EXERCISE INSTRUCTIONS » Using the records below, copy exactly the part that opens with the line holding "Reproduce this chart" and closes with the line holding "import * as", minus the pictures.

MATERIAL FOR THE TASK »

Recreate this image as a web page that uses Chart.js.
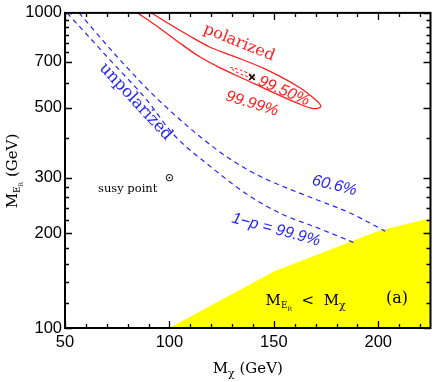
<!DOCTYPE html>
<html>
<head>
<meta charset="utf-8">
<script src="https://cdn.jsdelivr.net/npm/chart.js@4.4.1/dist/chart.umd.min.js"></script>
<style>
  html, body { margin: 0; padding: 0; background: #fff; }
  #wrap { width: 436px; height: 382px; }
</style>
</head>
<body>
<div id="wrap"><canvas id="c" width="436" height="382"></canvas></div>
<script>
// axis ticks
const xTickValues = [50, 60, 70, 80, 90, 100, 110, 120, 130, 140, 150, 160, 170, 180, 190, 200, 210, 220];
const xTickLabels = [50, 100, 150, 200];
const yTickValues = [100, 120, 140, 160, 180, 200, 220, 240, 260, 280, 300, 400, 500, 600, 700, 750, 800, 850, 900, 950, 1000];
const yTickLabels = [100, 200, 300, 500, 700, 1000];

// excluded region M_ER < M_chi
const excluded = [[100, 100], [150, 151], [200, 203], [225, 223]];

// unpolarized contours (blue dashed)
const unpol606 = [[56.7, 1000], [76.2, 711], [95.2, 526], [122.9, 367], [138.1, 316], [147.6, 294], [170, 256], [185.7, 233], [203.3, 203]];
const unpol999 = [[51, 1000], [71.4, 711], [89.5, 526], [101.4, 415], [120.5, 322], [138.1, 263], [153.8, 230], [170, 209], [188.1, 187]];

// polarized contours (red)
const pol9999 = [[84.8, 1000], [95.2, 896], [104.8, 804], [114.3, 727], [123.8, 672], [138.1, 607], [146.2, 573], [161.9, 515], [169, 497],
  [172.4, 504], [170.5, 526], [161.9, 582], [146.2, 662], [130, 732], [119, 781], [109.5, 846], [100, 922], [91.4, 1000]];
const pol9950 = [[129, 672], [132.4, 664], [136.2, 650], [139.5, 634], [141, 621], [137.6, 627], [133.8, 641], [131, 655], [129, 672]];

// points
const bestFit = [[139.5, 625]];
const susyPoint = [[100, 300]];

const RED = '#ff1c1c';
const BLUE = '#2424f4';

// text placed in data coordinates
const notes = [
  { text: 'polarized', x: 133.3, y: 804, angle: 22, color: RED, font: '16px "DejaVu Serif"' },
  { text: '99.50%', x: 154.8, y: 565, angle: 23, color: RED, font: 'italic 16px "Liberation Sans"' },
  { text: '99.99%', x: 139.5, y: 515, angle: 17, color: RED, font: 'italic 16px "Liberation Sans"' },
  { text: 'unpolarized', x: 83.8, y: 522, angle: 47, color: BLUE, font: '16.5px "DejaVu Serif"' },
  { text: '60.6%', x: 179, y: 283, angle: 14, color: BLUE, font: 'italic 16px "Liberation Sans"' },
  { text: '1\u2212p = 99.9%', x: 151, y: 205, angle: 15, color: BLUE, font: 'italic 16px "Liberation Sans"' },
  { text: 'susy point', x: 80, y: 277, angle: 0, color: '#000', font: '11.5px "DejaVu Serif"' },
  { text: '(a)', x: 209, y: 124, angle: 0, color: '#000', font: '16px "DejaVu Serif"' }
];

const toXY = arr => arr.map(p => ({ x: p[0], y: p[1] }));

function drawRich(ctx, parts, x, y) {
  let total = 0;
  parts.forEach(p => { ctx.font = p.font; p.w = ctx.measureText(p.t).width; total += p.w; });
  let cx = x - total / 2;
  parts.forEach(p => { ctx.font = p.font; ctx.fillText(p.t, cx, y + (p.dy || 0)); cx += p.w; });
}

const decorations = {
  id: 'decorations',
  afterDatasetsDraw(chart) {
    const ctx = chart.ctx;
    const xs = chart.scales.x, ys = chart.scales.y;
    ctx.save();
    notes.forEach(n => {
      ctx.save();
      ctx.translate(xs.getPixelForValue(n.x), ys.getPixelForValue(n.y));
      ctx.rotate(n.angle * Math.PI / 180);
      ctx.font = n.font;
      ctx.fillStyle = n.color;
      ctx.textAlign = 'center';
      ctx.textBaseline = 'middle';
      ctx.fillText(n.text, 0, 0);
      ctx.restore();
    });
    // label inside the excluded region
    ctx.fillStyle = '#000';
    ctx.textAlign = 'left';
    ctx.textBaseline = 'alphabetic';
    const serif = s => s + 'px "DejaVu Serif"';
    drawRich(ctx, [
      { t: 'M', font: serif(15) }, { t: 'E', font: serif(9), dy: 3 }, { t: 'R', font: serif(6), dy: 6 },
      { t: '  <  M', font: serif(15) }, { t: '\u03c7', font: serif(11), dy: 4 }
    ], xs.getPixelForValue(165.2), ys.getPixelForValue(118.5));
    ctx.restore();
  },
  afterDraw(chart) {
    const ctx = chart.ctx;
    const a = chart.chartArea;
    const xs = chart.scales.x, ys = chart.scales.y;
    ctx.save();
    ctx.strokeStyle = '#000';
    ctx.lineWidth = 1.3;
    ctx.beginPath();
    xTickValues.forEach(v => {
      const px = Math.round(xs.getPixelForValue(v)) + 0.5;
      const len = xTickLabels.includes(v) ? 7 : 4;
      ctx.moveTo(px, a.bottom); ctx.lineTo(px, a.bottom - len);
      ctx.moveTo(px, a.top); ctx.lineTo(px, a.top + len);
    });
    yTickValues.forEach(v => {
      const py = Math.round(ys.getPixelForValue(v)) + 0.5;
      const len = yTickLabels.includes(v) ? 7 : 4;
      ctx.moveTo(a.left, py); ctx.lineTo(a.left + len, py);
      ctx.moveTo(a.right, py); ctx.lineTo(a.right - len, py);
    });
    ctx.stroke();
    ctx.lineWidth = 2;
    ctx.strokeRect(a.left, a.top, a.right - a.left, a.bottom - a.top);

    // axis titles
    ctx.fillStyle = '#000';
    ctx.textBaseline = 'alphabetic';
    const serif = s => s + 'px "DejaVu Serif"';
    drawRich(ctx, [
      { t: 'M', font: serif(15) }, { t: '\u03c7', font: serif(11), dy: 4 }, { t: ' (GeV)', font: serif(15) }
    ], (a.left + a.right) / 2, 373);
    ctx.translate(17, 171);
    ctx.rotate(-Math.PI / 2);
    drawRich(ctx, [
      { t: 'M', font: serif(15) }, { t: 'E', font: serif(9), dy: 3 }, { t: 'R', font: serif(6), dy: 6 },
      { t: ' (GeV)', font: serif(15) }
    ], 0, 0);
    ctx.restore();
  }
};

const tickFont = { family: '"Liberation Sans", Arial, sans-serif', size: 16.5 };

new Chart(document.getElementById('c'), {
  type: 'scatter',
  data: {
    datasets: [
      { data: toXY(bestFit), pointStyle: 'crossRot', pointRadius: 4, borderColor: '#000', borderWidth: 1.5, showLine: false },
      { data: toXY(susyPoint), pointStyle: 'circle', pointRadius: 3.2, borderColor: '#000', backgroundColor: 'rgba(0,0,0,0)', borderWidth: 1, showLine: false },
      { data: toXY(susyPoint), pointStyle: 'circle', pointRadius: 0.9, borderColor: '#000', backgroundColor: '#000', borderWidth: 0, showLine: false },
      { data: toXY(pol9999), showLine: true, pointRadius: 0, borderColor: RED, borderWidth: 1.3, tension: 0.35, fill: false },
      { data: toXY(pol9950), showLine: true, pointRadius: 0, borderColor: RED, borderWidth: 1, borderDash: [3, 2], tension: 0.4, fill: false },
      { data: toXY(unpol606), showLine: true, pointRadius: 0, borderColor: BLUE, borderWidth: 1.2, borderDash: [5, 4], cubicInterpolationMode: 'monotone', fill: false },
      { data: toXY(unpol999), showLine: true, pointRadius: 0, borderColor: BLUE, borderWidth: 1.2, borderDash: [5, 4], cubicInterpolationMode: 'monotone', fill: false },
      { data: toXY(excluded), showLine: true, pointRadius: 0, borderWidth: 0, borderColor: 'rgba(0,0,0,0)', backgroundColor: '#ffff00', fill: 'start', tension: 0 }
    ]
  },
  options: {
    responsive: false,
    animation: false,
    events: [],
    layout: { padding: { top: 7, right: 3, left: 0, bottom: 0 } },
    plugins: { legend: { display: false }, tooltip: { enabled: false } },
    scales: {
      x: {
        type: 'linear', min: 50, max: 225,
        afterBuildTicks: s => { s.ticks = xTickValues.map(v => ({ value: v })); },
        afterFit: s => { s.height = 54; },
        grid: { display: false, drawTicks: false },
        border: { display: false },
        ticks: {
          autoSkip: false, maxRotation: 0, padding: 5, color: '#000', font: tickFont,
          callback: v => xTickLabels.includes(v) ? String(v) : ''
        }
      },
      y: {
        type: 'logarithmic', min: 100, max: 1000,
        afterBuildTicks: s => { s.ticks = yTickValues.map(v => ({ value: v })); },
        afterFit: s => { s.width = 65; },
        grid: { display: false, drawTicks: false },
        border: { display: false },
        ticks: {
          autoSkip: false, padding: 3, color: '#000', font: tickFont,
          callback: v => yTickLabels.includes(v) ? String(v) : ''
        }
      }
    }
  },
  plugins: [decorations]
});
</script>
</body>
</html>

* * *

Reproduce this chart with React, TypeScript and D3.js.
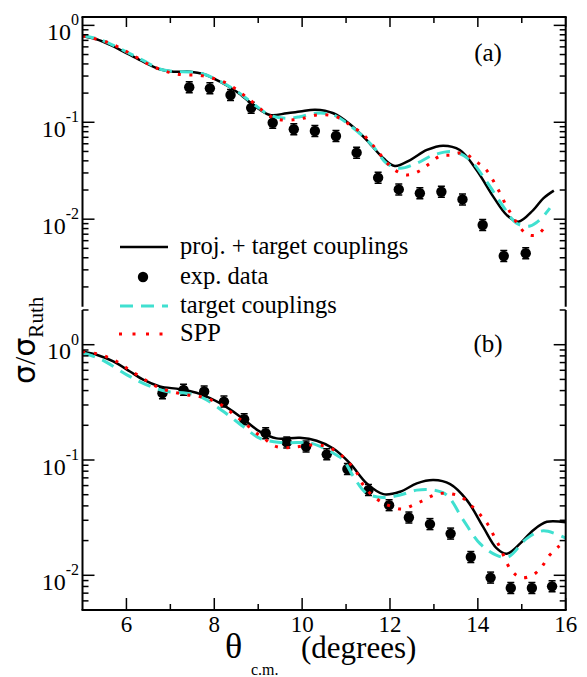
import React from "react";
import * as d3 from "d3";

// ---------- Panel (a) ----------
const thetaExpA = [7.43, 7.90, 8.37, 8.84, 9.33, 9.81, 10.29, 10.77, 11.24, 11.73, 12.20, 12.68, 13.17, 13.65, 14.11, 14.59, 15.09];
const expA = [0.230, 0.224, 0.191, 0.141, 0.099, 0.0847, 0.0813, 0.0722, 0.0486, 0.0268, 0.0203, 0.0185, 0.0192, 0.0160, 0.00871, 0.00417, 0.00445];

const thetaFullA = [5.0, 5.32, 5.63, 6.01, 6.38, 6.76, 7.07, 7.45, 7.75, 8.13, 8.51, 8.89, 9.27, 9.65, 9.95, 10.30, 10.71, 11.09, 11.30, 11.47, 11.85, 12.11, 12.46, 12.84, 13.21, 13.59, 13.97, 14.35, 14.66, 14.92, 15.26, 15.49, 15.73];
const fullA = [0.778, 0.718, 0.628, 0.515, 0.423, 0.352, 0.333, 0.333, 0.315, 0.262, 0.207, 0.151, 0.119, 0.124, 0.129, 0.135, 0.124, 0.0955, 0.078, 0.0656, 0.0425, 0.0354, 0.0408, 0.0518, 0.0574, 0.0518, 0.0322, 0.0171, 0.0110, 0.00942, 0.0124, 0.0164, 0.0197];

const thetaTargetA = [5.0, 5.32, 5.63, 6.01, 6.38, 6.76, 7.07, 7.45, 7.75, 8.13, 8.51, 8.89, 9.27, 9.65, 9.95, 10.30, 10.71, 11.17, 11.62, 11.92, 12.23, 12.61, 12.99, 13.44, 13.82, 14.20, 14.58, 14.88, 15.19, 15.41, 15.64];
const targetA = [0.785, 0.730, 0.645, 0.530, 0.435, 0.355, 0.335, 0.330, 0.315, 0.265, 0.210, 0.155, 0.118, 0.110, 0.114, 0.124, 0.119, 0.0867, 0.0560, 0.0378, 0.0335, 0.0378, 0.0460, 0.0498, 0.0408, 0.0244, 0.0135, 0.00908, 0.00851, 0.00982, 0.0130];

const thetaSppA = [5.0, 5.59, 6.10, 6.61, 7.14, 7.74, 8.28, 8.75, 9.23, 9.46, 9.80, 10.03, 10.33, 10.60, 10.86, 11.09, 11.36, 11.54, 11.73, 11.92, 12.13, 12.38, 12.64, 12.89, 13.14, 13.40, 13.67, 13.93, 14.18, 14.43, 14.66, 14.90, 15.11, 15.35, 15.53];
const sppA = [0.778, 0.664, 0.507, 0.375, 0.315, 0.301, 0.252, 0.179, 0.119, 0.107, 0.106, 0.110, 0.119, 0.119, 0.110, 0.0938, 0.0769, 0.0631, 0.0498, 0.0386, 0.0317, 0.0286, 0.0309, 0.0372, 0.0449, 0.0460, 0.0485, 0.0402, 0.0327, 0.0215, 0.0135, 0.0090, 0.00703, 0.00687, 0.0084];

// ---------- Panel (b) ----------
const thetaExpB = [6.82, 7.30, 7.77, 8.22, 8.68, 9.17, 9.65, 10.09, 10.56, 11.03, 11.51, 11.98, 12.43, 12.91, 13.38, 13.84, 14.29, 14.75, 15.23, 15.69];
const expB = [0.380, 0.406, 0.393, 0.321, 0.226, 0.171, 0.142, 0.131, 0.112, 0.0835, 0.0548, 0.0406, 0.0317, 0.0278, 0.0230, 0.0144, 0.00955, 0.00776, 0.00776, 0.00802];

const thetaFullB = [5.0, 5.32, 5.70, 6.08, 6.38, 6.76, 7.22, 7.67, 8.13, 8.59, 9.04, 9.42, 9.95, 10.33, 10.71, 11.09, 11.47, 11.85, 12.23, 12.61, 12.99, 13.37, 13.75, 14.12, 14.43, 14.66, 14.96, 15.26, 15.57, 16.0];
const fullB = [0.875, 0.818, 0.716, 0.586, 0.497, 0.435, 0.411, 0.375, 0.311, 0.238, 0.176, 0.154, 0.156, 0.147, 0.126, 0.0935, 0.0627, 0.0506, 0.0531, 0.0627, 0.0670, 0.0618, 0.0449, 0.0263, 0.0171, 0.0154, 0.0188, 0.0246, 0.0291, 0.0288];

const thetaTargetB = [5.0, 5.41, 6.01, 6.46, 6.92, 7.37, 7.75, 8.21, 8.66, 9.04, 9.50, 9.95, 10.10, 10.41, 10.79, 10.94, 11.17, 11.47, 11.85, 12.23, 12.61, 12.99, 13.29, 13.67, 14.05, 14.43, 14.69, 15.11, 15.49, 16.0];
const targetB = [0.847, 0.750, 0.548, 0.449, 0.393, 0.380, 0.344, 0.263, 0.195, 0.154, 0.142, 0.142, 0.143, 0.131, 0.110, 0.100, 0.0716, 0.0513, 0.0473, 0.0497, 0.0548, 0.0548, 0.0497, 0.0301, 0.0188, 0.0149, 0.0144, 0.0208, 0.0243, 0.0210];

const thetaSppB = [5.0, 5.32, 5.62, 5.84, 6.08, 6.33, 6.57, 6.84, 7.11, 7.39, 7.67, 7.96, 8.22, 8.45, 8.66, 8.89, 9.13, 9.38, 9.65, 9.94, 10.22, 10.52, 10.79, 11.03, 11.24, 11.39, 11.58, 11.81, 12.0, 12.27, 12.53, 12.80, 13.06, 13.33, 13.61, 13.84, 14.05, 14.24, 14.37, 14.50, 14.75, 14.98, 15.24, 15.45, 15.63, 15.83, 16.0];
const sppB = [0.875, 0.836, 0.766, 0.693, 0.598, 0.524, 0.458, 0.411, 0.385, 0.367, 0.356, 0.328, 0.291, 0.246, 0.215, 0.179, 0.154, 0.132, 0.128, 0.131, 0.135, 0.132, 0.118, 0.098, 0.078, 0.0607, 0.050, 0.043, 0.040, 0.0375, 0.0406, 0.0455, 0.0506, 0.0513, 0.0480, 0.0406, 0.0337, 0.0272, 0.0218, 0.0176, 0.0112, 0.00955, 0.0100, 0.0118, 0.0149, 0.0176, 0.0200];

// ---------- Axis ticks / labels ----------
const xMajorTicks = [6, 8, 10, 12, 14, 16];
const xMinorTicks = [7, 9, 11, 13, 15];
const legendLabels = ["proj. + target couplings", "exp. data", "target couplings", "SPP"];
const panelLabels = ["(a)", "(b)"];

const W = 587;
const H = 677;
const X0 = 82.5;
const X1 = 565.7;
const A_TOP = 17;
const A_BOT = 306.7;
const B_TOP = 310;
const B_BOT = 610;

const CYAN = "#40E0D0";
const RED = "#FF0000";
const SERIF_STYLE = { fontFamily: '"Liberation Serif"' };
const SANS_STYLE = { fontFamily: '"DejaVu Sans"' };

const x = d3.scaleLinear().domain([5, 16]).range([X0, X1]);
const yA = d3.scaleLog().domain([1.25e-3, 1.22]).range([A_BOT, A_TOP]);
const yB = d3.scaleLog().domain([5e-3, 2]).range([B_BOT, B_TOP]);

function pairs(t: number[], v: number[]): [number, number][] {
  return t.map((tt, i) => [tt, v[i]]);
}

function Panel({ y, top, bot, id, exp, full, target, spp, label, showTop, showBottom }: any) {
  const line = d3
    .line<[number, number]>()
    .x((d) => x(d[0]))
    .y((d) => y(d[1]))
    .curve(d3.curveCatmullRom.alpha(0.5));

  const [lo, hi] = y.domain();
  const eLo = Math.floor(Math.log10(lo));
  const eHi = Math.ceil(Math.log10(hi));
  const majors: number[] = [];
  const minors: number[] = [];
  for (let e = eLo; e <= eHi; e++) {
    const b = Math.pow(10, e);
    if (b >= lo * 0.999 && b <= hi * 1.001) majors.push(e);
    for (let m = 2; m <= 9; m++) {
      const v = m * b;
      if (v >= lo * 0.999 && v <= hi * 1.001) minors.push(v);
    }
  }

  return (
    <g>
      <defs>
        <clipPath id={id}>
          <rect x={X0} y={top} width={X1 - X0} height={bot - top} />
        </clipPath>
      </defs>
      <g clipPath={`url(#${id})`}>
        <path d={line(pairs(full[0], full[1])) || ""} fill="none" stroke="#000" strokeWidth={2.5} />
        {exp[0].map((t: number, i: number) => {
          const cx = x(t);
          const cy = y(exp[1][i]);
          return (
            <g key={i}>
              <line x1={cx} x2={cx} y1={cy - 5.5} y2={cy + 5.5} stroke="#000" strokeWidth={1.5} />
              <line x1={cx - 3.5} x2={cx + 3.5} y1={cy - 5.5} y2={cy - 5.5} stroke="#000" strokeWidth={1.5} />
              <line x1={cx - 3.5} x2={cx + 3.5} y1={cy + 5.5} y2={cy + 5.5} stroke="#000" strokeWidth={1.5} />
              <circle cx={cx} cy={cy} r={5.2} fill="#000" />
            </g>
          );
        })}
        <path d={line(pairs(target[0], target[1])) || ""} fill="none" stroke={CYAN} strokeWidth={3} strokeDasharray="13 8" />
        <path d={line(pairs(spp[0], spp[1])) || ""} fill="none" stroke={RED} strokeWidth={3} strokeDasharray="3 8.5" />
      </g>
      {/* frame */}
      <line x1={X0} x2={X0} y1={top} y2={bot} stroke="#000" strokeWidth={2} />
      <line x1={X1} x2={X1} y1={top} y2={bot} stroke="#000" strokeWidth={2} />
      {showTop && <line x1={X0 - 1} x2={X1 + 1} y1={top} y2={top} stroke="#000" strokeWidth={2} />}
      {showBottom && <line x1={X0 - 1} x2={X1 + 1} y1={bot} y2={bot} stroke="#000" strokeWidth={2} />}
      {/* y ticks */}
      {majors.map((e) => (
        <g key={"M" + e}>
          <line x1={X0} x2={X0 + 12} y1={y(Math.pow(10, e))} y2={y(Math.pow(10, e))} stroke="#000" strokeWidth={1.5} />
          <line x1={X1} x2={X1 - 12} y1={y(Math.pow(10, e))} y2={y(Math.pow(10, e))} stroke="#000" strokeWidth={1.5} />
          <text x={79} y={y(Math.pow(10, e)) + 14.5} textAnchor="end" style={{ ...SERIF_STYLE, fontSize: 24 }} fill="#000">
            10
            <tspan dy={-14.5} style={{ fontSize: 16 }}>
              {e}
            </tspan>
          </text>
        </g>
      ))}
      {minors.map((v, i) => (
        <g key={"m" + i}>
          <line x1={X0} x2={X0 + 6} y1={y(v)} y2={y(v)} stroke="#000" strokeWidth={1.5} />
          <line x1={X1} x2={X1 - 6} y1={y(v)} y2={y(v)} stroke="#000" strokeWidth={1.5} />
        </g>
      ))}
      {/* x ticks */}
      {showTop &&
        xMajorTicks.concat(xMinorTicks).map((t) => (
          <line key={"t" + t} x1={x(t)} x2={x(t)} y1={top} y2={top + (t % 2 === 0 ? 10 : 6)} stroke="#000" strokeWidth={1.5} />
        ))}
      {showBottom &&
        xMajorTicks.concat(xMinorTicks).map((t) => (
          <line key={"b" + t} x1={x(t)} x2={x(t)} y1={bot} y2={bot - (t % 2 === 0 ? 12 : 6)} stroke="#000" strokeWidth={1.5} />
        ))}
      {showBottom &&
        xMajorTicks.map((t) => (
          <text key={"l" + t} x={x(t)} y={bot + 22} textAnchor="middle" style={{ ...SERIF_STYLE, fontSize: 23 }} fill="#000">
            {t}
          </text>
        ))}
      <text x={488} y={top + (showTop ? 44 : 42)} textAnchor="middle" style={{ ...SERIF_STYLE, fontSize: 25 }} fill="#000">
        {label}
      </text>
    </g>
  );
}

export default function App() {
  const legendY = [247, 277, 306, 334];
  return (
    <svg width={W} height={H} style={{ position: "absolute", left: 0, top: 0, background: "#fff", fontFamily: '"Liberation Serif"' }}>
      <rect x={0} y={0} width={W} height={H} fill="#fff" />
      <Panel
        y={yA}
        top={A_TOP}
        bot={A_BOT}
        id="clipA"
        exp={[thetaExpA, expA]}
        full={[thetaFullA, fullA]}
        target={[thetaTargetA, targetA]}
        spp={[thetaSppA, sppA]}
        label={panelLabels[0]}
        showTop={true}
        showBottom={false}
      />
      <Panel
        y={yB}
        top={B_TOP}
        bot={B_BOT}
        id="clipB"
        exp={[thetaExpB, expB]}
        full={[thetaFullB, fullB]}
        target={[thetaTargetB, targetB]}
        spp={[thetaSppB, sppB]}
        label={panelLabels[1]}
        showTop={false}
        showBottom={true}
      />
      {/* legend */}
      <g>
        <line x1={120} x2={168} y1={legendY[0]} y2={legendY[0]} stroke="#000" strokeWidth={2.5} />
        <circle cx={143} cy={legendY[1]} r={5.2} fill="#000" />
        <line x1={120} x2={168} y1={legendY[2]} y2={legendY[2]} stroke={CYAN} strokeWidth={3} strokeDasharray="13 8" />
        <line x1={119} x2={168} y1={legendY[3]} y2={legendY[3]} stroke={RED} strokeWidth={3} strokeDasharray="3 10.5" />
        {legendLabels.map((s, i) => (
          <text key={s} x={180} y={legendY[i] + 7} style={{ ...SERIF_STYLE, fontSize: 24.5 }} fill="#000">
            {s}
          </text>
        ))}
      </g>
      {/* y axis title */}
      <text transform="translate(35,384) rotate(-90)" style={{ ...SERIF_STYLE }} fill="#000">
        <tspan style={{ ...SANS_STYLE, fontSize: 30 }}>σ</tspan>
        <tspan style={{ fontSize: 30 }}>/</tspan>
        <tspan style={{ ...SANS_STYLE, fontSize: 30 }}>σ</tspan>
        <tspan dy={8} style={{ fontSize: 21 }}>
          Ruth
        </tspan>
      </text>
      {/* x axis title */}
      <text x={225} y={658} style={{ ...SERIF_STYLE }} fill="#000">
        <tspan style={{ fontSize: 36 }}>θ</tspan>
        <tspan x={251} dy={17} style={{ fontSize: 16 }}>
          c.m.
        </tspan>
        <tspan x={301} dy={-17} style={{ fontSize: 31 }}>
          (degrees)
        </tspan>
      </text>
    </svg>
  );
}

CORRECT RESULT »
Reproduce this chart with React, TypeScript and D3.js.
import React from "react";
import * as d3 from "d3";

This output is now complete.